Lavoravamo molto e grazie a tanti sacrifici abbiamo costruito a Cantalice una casa a tre piani dove ora vivono mia figlia a un piano e mio figlio in un altro, io al piano terra vado in estate e a Natale.
Quando mia figlia piccola frequentava le medie ci siamo trasferiti a Cantalice e a Rieti abbiamo avviato un negozio che ho tenuto aperto per 12 anni, finche, operatami alle anche, ho dovuto smettere di lavorare. Mi sono ritirata con molto dolore, per me il commercio, il contatto con le persone erano la mia vita. Solo con l’aiuto della fede sono uscita dalla depressione seguita alla pur necessaria perdita della mia attività.

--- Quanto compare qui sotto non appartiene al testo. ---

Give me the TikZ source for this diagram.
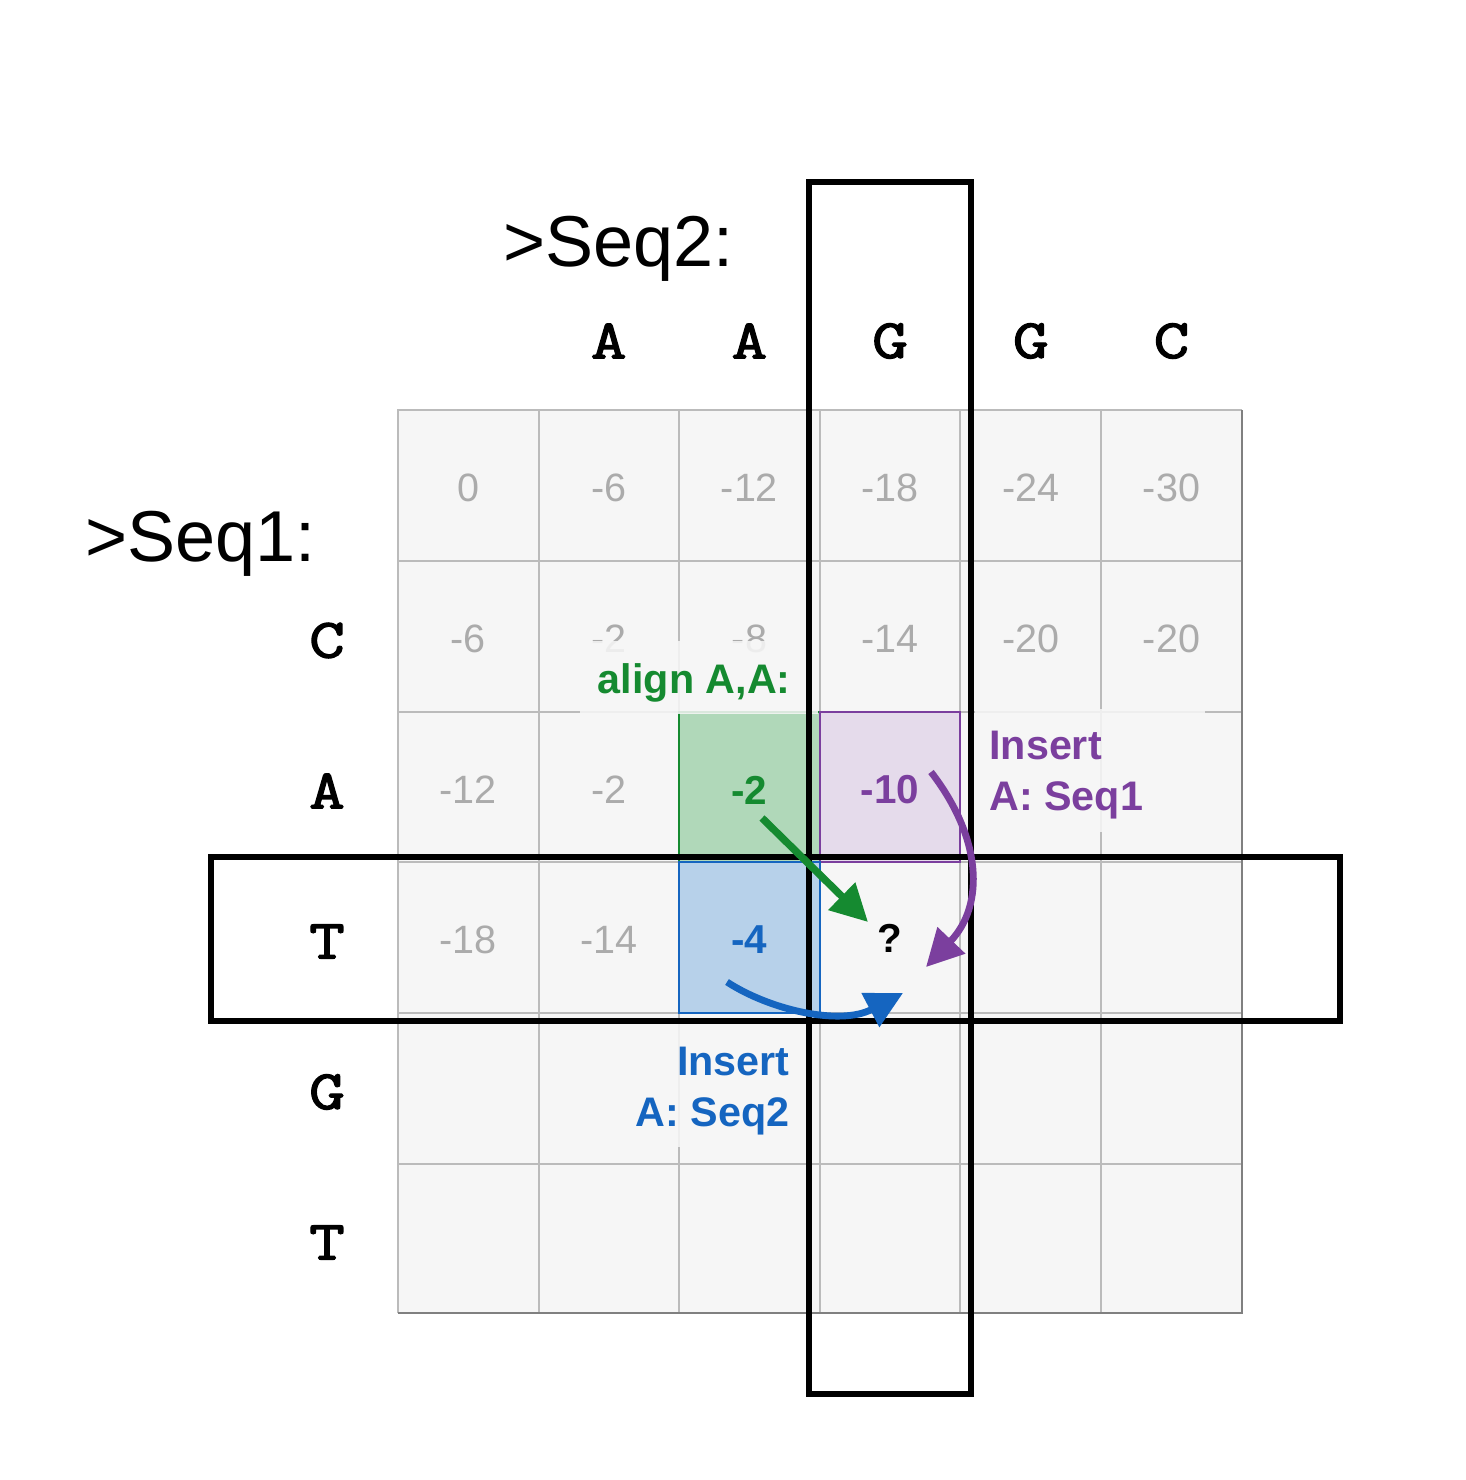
\documentclass[tikz,border=0pt]{standalone}
\usepackage{fontspec}
\setmainfont{Liberation Sans}
\newfontfamily\seqfont{Latin Modern Mono}[FakeBold=2.5,FakeStretch=1.25]
\usetikzlibrary{arrows.meta}
\definecolor{cellbg}{HTML}{F6F6F6}
\definecolor{gridc}{HTML}{BBBBBB}
\definecolor{edgec}{HTML}{808080}
\definecolor{numc}{HTML}{ABABAB}
\definecolor{dgreen}{HTML}{158A30}
\definecolor{lgreen}{HTML}{B0D8B9}
\definecolor{dpurple}{HTML}{7B3F9E}
\definecolor{lpurple}{HTML}{E5DBEB}
\definecolor{dblue}{HTML}{1565C0}
\definecolor{lblue}{HTML}{B7D1EA}
\tikzset{
  gridline/.style={draw=gridc, line width=1.1pt},
  num/.style={text=numc, font=\fontsize{22.5}{27}\selectfont, inner sep=0pt},
  bnum/.style={font=\bfseries\fontsize{23}{27}\selectfont, inner sep=0pt},
  seqletter/.style={font=\seqfont\fontsize{31.5}{36}\selectfont, inner sep=0pt},
  seqtitle/.style={font=\fontsize{41}{48}\selectfont, inner sep=0pt},
  lab/.style={font=\bfseries\fontsize{23.5}{29}\selectfont, inner sep=0pt},
  patch/.style={fill=cellbg, fill opacity=0.88},
  frame/.style={draw=black, line width=3.2pt},
  arr/.style={line width=4.2pt, -{Triangle[length=21pt,width=21pt]}},
}
\begin{document}
\begin{tikzpicture}[x=0.02cm,y=-0.02cm]
\useasboundingbox[fill=white] (0,0) rectangle (1466,1480);
% grid
\fill[cellbg] (398,410) rectangle (1242,1313);
\foreach \x in {539,679,820,960,1101} \draw[gridline] (\x,410) -- (\x,1313);
\foreach \y in {561,712,862,1013,1164} \draw[gridline] (398,\y) -- (1242,\y);
\draw[gridline] (398,1313) -- (398,410) -- (1242,410);
\draw[gridline, draw=edgec] (1242,410) -- (1242,1313) -- (398,1313);
% numbers
\foreach \v [count=\i from 0] in {0,-6,-12,-18,-24,-30}
  \node[num] (n0\i) at ({468+140.7*\i},488) {\v};
\foreach \v [count=\i from 0] in {-6,-2,-8,-14,-20,-20}
  \node[num] (n1\i) at ({468+140.7*\i},639) {\v};
\foreach \v [count=\i from 0] in {-12,-2}
  \node[num] (n2\i) at ({468+140.7*\i},790) {\v};
\foreach \v [count=\i from 0] in {-18,-14}
  \node[num] (n3\i) at ({468+140.7*\i},940) {\v};
% highlighted cells
\draw[draw=dgreen, fill=lgreen, line width=0.9pt] (679,712) rectangle (820,862);
\draw[draw=dpurple, fill=lpurple, line width=0.9pt] (820,712) rectangle (960,862);
\draw[draw=dblue, fill=lblue, line width=0.9pt] (679,862) rectangle (820,1013);
\node[bnum, text=dgreen] (n22) at (749,790) {-2};
\node[bnum, text=dpurple] (n23) at (890,790) {-10};
\node[bnum, text=dblue] (n32) at (749,940) {-4};
\node[bnum, text=black] (q) at (890,938) {?};
% label patches
\fill[patch] (580,641) rectangle (818,714);
\fill[patch] (975,709) rectangle (1205,832);
\fill[patch] (625,1022) rectangle (805,1147);
% labels
\node[lab, text=dgreen, anchor=base east] (alignlab) at (791,693) {align A,A:};
\node[lab, text=dpurple, anchor=north west, align=left] (ins1) at (989,731) {Insert\\A: Seq1};
\node[lab, text=dblue, anchor=north east, align=right] (ins2) at (790,1047) {Insert\\A: Seq2};
% titles
\node[seqtitle, anchor=base west] (seq2) at (503,266) {>Seq2:};
\node[seqtitle, anchor=base west] (seq1) at (85,561) {>Seq1:};
% sequence letters
\foreach \l [count=\i from 1] in {A,A,G,G,C}
  \node[seqletter] (col\i) at ({468+140.7*\i},341) {\l};
\foreach \l [count=\i from 1] in {C,A,T,G,T}
  \node[seqletter] (row\i) at (327,{490+150.5*\i}) {\l};
% frames
\draw[frame] (809,182) rectangle (971,1394);
\draw[frame] (211,857) rectangle (1340,1021);
% arrows
\coordinate (gs) at (762,818);
\coordinate (ge) at (868,922);
\coordinate (ps) at (931,772);
\coordinate (pe) at (926,967);
\coordinate (bs) at (727,982);
\coordinate (be) at (903,993);
\draw[arr, draw=dgreen] (gs) -- (ge);
\draw[arr, draw=dpurple, line width=3.9pt] (ps) .. controls (982,838) and (985,905) .. (pe);
\draw[arr, draw=dblue, line width=3.9pt] (bs) .. controls (770,1010) and (840,1026) .. (be);
\end{tikzpicture}
\end{document}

Adesso abito da sola, ma non sono mai sola, sto bene perché questa casa a Rieti la scegliemmo insieme a mio marito quando tutti i figli si erano sposati e ci sentivamo troppo soli in quella grande casa, specialmente per viverci durante l’inverno. Lui già sentiva che se ne sarebbe andato e ci mise così tanta foga nell’acquisto della casa che mi meravigliai. Era ottobre, imbiancammo, comperammo i mobili, costruimmo il camino, progettavamo di trasferirci dopo Natale, ma lui purtroppo non dormì mai qui. Il primo dell’anno andammo in Abruzzo da mia figlia per festeggiare il compleanno di mio figlio, mio marito era felice. Dopo le feste la mattina successiva alla partenza di mio figlio, mio marito si alzò per preparare il caffè come aveva sempre fatto in tutta la nostra vita insieme, me lo portò come al solito a letto e con un bicchierino accanto con un fiore, se non c’erano fiori un ramoscello, era una dolce abitudine il cui pensiero mi commuove ancora. Dopo aver bevuto un sorso di caffè si spostò in poltrona e lì si accasciò e, una volta portato in ospedale, morì. Era il 2011.

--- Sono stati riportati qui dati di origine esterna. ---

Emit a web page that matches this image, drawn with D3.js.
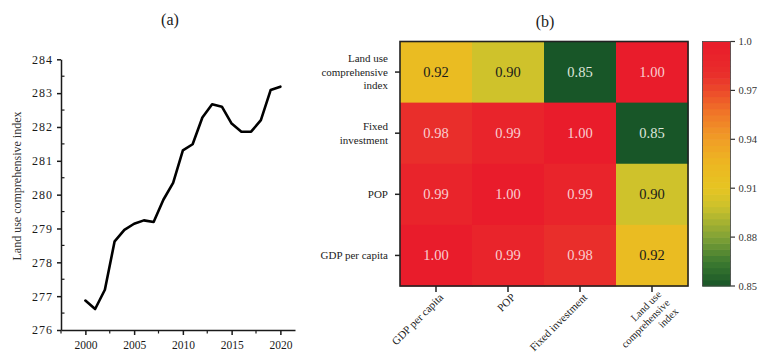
<!DOCTYPE html>
<html><head><meta charset="utf-8">
<script src="https://cdn.jsdelivr.net/npm/d3@7"></script>
<style>
body{margin:0;background:#fff;}
svg{display:block;font-family:"Liberation Serif","Times New Roman",serif;}
svg text{font-family:"Liberation Serif","Times New Roman",serif;}
</style></head>
<body><svg id="c" width="760" height="354"></svg>
<script>
// ---- data ----
const years = [2000,2001,2002,2003,2004,2005,2006,2007,2008,2009,2010,2011,2012,2013,2014,2015,2016,2017,2018,2019,2020];
const landIndex = [276.87,276.62,277.19,278.62,278.96,279.14,279.24,279.19,279.85,280.35,281.31,281.49,282.28,282.67,282.60,282.10,281.86,281.86,282.20,283.09,283.19];
const yTicks = [276,277,278,279,280,281,282,283,284];
const xTicks = [2000,2005,2010,2015,2020];
const rowLabels = [["Land use","comprehensive","index"],["Fixed","investment"],["POP"],["GDP per capita"]];
const colLabels = [["GDP per capita"],["POP"],["Fixed investment"],["Land use","comprehensive","index"]];
const corr = [
  [0.92,0.90,0.85,1.00],
  [0.98,0.99,1.00,0.85],
  [0.99,1.00,0.99,0.90],
  [1.00,0.99,0.98,0.92]
];
const cbTicks = [1.0,0.97,0.94,0.91,0.88,0.85];
const cbTickLabels = ["1.0","0.97","0.94","0.91","0.88","0.85"];
const colorStops = [0.85,0.865,0.88,0.895,0.90,0.91,0.925,0.94,0.955,0.97,0.98,0.99,1.0];
const colorRange = ["#185628","#3d7a30","#80a236","#bdbb2e","#cfc22b","#e6c522","#ecb722","#f09e26","#f07a28","#ec4a2a","#e92e2b","#e9242b","#e91c2b"];

const svg = d3.select("#c");
const ink = "#1a1a1a";

// ---- (a) line chart ----
const x = d3.scaleLinear().domain([1997.5,2021.5]).range([61,295]);
const y = d3.scaleLinear().domain([276,284]).range([330,59.3]);
const ga = svg.append("g");
ga.append("text").attr("x",170).attr("y",25).attr("text-anchor","middle").attr("font-size",16).attr("fill",ink).text("(a)");

// minor ticks
ga.append("g").selectAll("line").data(d3.range(276.5,284,1)).join("line")
  .attr("x1",x(1997.5)).attr("x2",x(1997.5)+3.5).attr("y1",d=>y(d)).attr("y2",d=>y(d)).attr("stroke",ink).attr("stroke-width",1.2);
ga.append("g").selectAll("line").data([1997.5,2002.5,2007.5,2012.5,2017.5]).join("line")
  .attr("x1",d=>x(d)).attr("x2",d=>x(d)).attr("y1",y(276)).attr("y2",y(276)+3.5).attr("stroke",ink).attr("stroke-width",1.2);

const yAx = ga.append("g").attr("transform",`translate(${x(1997.5)},0)`)
  .call(d3.axisLeft(y).tickValues(yTicks).tickSize(4).tickSizeOuter(0).tickPadding(4).tickFormat(d3.format("d")));
yAx.selectAll("text").attr("font-size",12).attr("letter-spacing","1px").attr("fill",ink).attr("font-family","Liberation Serif");
const xAx = ga.append("g").attr("transform",`translate(0,${y(276)})`)
  .call(d3.axisBottom(x).tickValues(xTicks).tickSize(5).tickSizeOuter(0).tickPadding(6).tickFormat(d3.format("d")));
xAx.selectAll("text").attr("font-size",11.5).attr("fill",ink).attr("font-family","Liberation Serif");
[yAx,xAx].forEach(a=>{a.attr("font-family",null);a.select(".domain").attr("stroke",ink).attr("stroke-width",1.5);a.selectAll(".tick line").attr("stroke",ink).attr("stroke-width",1.5);});

ga.append("text").attr("transform","translate(21,186) rotate(-90)").attr("text-anchor","middle")
  .attr("font-size",12).attr("fill","#333").text("Land use comprehensive index");

ga.append("path").datum(years.map((yr,i)=>[yr,landIndex[i]]))
  .attr("d",d3.line().x(d=>x(d[0])).y(d=>y(d[1])))
  .attr("fill","none").attr("stroke","#000").attr("stroke-width",2.6).attr("stroke-linejoin","round").attr("stroke-linecap","round");

// ---- (b) heatmap ----
const color = d3.scaleLinear().domain(colorStops).range(colorRange);
const hx = d3.scaleBand().domain(d3.range(4)).range([400,688]);
const hy = d3.scaleBand().domain(d3.range(4)).range([41.5,286]);
const gb = svg.append("g");
gb.append("text").attr("x",545).attr("y",27).attr("text-anchor","middle").attr("font-size",16).attr("fill",ink).text("(b)");

const cells = [];
corr.forEach((row,r)=>row.forEach((v,c)=>cells.push({r,c,v})));
gb.append("g").selectAll("rect").data(cells).join("rect")
  .attr("x",d=>hx(d.c)).attr("y",d=>hy(d.r)).attr("width",hx.bandwidth()+0.5).attr("height",hy.bandwidth()+0.5)
  .attr("fill",d=>color(d.v));
gb.append("g").selectAll("text").data(cells).join("text")
  .attr("x",d=>hx(d.c)+hx.bandwidth()/2).attr("y",d=>hy(d.r)+hy.bandwidth()/2+5)
  .attr("text-anchor","middle").attr("font-size",14.5)
  .attr("fill",d=>d.v>=0.95?"#f9cdd0":(d.v<0.87?"#dfe6dc":"#1a1a1a"))
  .text(d=>d.v.toFixed(2));
gb.append("rect").attr("x",400).attr("y",41.5).attr("width",288).attr("height",244.5)
  .attr("fill","none").attr("stroke","#222").attr("stroke-width",1.6);

// row labels + ticks
const rows = gb.append("g").selectAll("g").data(rowLabels).join("g")
  .attr("transform",(d,i)=>`translate(400,${hy(i)+hy.bandwidth()/2})`);
rows.append("line").attr("x1",-5).attr("x2",0).attr("stroke","#222").attr("stroke-width",1.5);
rows.append("text").attr("text-anchor","end").attr("font-size",11).attr("fill","#222")
  .each(function(lines){
    const t=d3.select(this);
    const lh=13.5, off=-(lines.length-1)/2*lh+3.8;
    lines.forEach((s,k)=>t.append("tspan").attr("x",-12).attr("y",off+k*lh).text(s));
  });

// column labels + ticks
const cols = gb.append("g").selectAll("g").data(colLabels).join("g")
  .attr("transform",(d,i)=>`translate(${hx(i)+hx.bandwidth()/2},286)`);
cols.append("line").attr("y1",0).attr("y2",6).attr("stroke","#222").attr("stroke-width",1.5);
cols.append("text").attr("text-anchor","end").attr("fill","#222")
  .attr("font-size",d=>d.length>1?10.5:11)
  .attr("transform",d=>d.length>1?"translate(10,9) rotate(-45)":"translate(8,12) rotate(-45)")
  .each(function(lines){
    const t=d3.select(this);
    lines.forEach((s,k)=>t.append("tspan").attr("x",0).attr("y",k*12).text(s));
  });

// ---- colorbar ----
const cbY = d3.scaleLinear().domain([0.85,1.0]).range([286,41.5]);
const nb = 40;
const bands = d3.range(nb).map(i=>0.85+(i+0.5)*0.15/nb);
gb.append("g").selectAll("rect").data(bands).join("rect")
  .attr("x",702.5).attr("width",28).attr("y",d=>cbY(d+0.075/nb)).attr("height",cbY(0.85)-cbY(0.85+0.15/nb)+0.6)
  .attr("fill",d=>color(d));
gb.append("rect").attr("x",702.5).attr("y",41.5).attr("width",28).attr("height",244.5)
  .attr("fill","none").attr("stroke","#444").attr("stroke-width",0.8);
const cbt = gb.append("g").selectAll("g").data(cbTicks).join("g").attr("transform",d=>`translate(730.5,${cbY(d)})`);
cbt.append("line").attr("x1",0).attr("x2",4.5).attr("stroke","#333").attr("stroke-width",1.2);
cbt.append("text").attr("x",8).attr("y",3.5).attr("font-size",10.5).attr("fill","#333").text((d,i)=>cbTickLabels[i]);
</script></body></html>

Lui aveva sentito in anticipo che mi avrebbe lasciato sola e mi aveva messo al sicuro.
Dopo la sua morte sono andata per un mese a casa di mia figlia, ma non volevo intralciare la sua vita e né quella degli altri miei figli, perciò, presi coraggio, non volli essere accompagnata da nessuno, mi avviai da sola verso la casa che mio marito aveva voluto per me. Arrivata davanti al portone, non riuscivo ad aprirlo per la disperazione, in quel momento mi chiamò mia nipote da Vienna:” Zia, tranquilla, sono con te”. Con il telefono in mano entrai e scoppiai a piangere.
Mi fermo qui, ho raccontato solo un piccolo segmento della mia vita ma ho tanto altro da dire, di sicuro continuerò a scrivere per me, per i miei e per chi vorrà ascoltare una vecchia signora di 92 anni.